Dans la chapelle de la Charité, les grands formats de Providencia sont présentés dans un cube hexagonal transparent, donc, installation toute… sculpturale.


Dans son projet ERRE, Lisa Kohl conjugue création artistique et réalité sociale; ses oeuvres «parlent de la fuite, d’exil, du non-lieu de vie ou de survie. Avec audace, elle réussit à lier le réel à la poésie».


Photo: Daniel Reuter Providencia, chapelle de la Charité, Arles © Romain Girtgen, CNA


Infos: Chapelle de la Charité, 9 boulevard des Lices, Arles: vernissage le 8 juillet, à 19.00h. www.letzarles.lu

Notez, à la Libraire du Palais, 10 rue du Plan de la Cour, présentation-signature de l’ouvrage Providencia le 7/07, à 17.00h, idem pour ERRE le 08/07, à 14.00h.

Ecart non périlleux jusqu’à Avignon.



Forte présence de la scène luxembourgeoise dans le festival «Off» – qui bat son plein du 7 au 31 juillet – avec trois créations, à savoir: Sales Gosses de Fabio Godinho, à ne pas rater du 7 au 26 juillet (relâche les mardis), à 12h45, à La Caserne (prod.: Théâtre du Centaure, photo ci-dessus), The Passion of Andrea 2, chorégraphie de Simone Mousset (Simone Mousset Projects), jouée aux Hivernales du 10 au 20 juillet, The Hidden Garden, chorégraphie de Jill Crovisier (JC movement production), à voir au Théâtre Golovine du 7 au 29 juillet. Trois créations, dis-je, mais aussi quatre coproductions: trois coproductions du Escher Theater (Billy la nuit, du 9 au 27 juillet à la Maison du théâtre pour enfants, Histoire de la violence de Laurent Hatat, du 6 au 25 juillet à La Manufacture, Facéties du 10 au 20 juillet aux Hivernales) et une du Kinneksbond (Rabudôru, poupée d’amour, du 7 au 30 juillet au Théâtre des Halles).

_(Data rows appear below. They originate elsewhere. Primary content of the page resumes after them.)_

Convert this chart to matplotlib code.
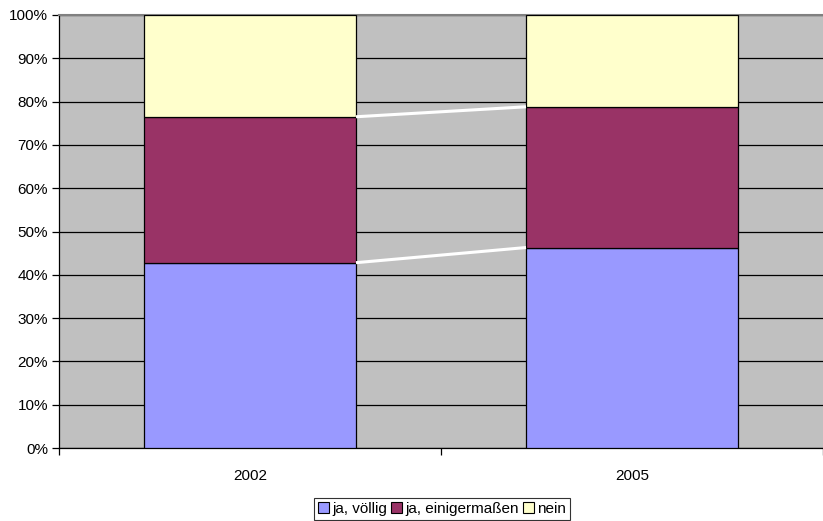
import matplotlib
matplotlib.use("Agg")
import matplotlib.pyplot as plt
from matplotlib.patches import Patch
from matplotlib.ticker import FuncFormatter, MultipleLocator

plt.rcParams['font.family'] = ['Liberation Sans', 'DejaVu Sans']

years = ["2002", "2005"]
series_names = ["ja, völlig", "ja, einigermaßen", "nein"]
voellig = [42.8, 46.3]
einigermassen = [33.7, 32.5]
nein = [23.5, 21.2]
colors = ["#9999FF", "#993366", "#FFFFCC"]

fig = plt.figure(figsize=(8.23, 5.21), dpi=100)
ax = fig.add_axes([59/823, (521-448)/521, (823-59)/823, (448-15)/521])
ax.set_facecolor("#C0C0C0")

x = list(range(len(years)))
width = 0.555
bottoms = [0.0] * len(years)
handles = []
for vals, name, col in zip([voellig, einigermassen, nein], series_names, colors):
    ax.bar(x, vals, width, bottom=bottoms, color=col, edgecolor="black", linewidth=0.9, zorder=3)
    bottoms = [b + v for b, v in zip(bottoms, vals)]
    handles.append(Patch(facecolor=col, edgecolor="black", linewidth=0.8, label=name))

# series connecting lines
cum1 = voellig
cum2 = [a + b for a, b in zip(voellig, einigermassen)]
for cum in (cum1, cum2):
    ax.plot([x[0] + width/2, x[1] - width/2], [cum[0], cum[1]], color="white", lw=2.2, zorder=4, solid_capstyle="butt")

ax.set_xlim(-0.5, 1.5)
ax.set_ylim(0, 100)
ax.yaxis.set_major_locator(MultipleLocator(10))
ax.yaxis.set_major_formatter(FuncFormatter(lambda v, p: f"{int(round(v))}%"))
ax.grid(axis="y", color="black", linewidth=0.9, zorder=1)
ax.set_axisbelow(True)

ax.set_xticks([-0.5, 0.5, 1.5])
ax.set_xticklabels([])
ax.set_xticks(x, minor=True)
ax.set_xticklabels(years, minor=True)
ax.tick_params(axis="x", which="minor", length=0, pad=15, labelsize=11)
ax.tick_params(axis="x", which="major", length=5, width=0.9, direction="out")
ax.tick_params(axis="y", length=5, width=0.9, direction="out", labelsize=11, pad=3)

for s in ["left", "bottom"]:
    ax.spines[s].set_color("black")
    ax.spines[s].set_linewidth(0.9)
ax.spines["top"].set_color("#808080")
ax.spines["top"].set_linewidth(1.5)
ax.spines["right"].set_visible(False)

leg = fig.legend(handles=handles, loc="center", bbox_to_anchor=(442/823, 1 - 509/521),
                 ncol=3, fontsize=11, frameon=True, fancybox=False, edgecolor="black",
                 handlelength=0.7, handleheight=0.7, handletextpad=0.2, columnspacing=0.3,
                 borderpad=0.25, borderaxespad=0)
leg.get_frame().set_linewidth(0.8)

fig.savefig("out.png", dpi=100)
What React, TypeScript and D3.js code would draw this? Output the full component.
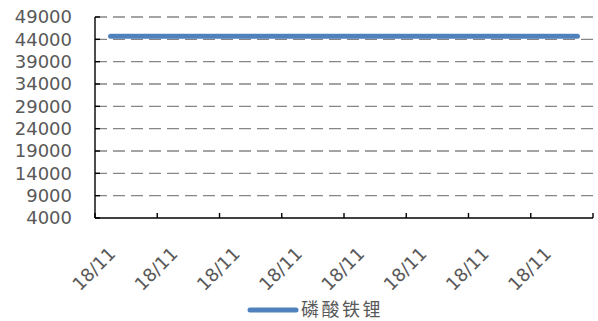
import React from "react";
import * as d3 from "d3";

const categories: string[] = [
  "18/11", "18/11", "18/11", "18/11", "18/11", "18/11", "18/11", "18/11",
  "18/11", "18/11", "18/11", "18/11", "18/11", "18/11", "18/11", "18/11",
];
const seriesName = "磷酸铁锂";
const values: number[] = [
  44700, 44700, 44700, 44700, 44700, 44700, 44700, 44700,
  44700, 44700, 44700, 44700, 44700, 44700, 44700, 44700,
];
const yTicks: number[] = [4000, 9000, 14000, 19000, 24000, 29000, 34000, 39000, 44000, 49000];

const W = 598;
const H = 321;
const left = 95;
const right = 593;
const top = 17;
const bottom = 218;

export default function App() {
  const idx = categories.map((_, i) => i);
  const x = d3.scaleBand<number>().domain(idx).range([left, right]).padding(0);
  const y = d3.scaleLinear().domain([4000, 49000]).range([bottom, top]);
  const bw = x.bandwidth();
  const line = d3
    .line<number>()
    .x((_, i) => (x(i) as number) + bw / 2)
    .y((d) => y(d));

  const tickIdx = idx.filter((i) => i % 2 === 0);
  const boundaries = [...tickIdx.map((i) => x(i) as number), right];

  const font = "'DejaVu Sans', sans-serif";
  const textColor = "#595959";

  return (
    <svg
      width={W}
      height={H}
      style={{ position: "absolute", left: 0, top: 0, background: "#fff" }}
    >
      {yTicks.filter((t) => t !== 4000).map((t) => (
        <line
          key={"g" + t}
          x1={left}
          x2={596}
          y1={y(t)}
          y2={y(t)}
          stroke="#868686"
          strokeWidth={1.3}
          strokeDasharray="12,6"
        />
      ))}
      <line x1={left} x2={left} y1={top} y2={bottom} stroke="#000" strokeWidth={1.4} />
      {yTicks.map((t) => (
        <line key={"yt" + t} x1={left} x2={left + 5} y1={y(t)} y2={y(t)} stroke="#000" strokeWidth={1.4} />
      ))}
      {yTicks.map((t) => (
        <text
          key={"yl" + t}
          x={72}
          y={y(t)}
          dy="0.36em"
          textAnchor="end"
          fontFamily={font}
          fontSize={18}
          fill={textColor}
        >
          {t}
        </text>
      ))}
      <line x1={left} x2={right} y1={bottom} y2={bottom} stroke="#000" strokeWidth={1.4} />
      {boundaries.map((b, i) => (
        <line key={"xt" + i} x1={b} x2={b} y1={bottom} y2={bottom - 5} stroke="#000" strokeWidth={1.4} />
      ))}
      {tickIdx.map((i) => {
        const cx = (x(i) as number) + bw / 2 + 6;
        const cy = 255;
        return (
          <text
            key={"xl" + i}
            x={cx}
            y={cy}
            textAnchor="end"
            transform={`rotate(-45, ${cx}, ${cy})`}
            fontFamily={font}
            fontSize={18}
            fill={textColor}
          >
            {categories[i]}
          </text>
        );
      })}
      <path
        d={line(values) || ""}
        fill="none"
        stroke="#4F81BD"
        strokeWidth={5}
        strokeLinecap="round"
      />
      <line x1={250} x2={296} y1={310} y2={310} stroke="#4F81BD" strokeWidth={5} strokeLinecap="round" />
      <text
        x={301}
        y={316}
        fontFamily="'Noto Sans CJK SC', sans-serif"
        fontSize={18}
        letterSpacing={2.5}
        fill={textColor}
      >
        {seriesName}
      </text>
    </svg>
  );
}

Notez qu’une journée professionnelle Grand Est/Luxembourg se déroulera le mardi 13 juillet à La Caserne, où les responsables d’Esch 2022 seront invités à présenter leur capitale européenne de la Culture.


Pour ce qui est du «In», le programme officiel, il a déjà ouvert le rideau, avec, actuellement dans la Cour d’honneur du Palais des papes, La Cerisaie de Tchekhov dans une mise en scène de 2h30 de Tiago Rodrigues (et Isabelle Huppert dans le rôle titre).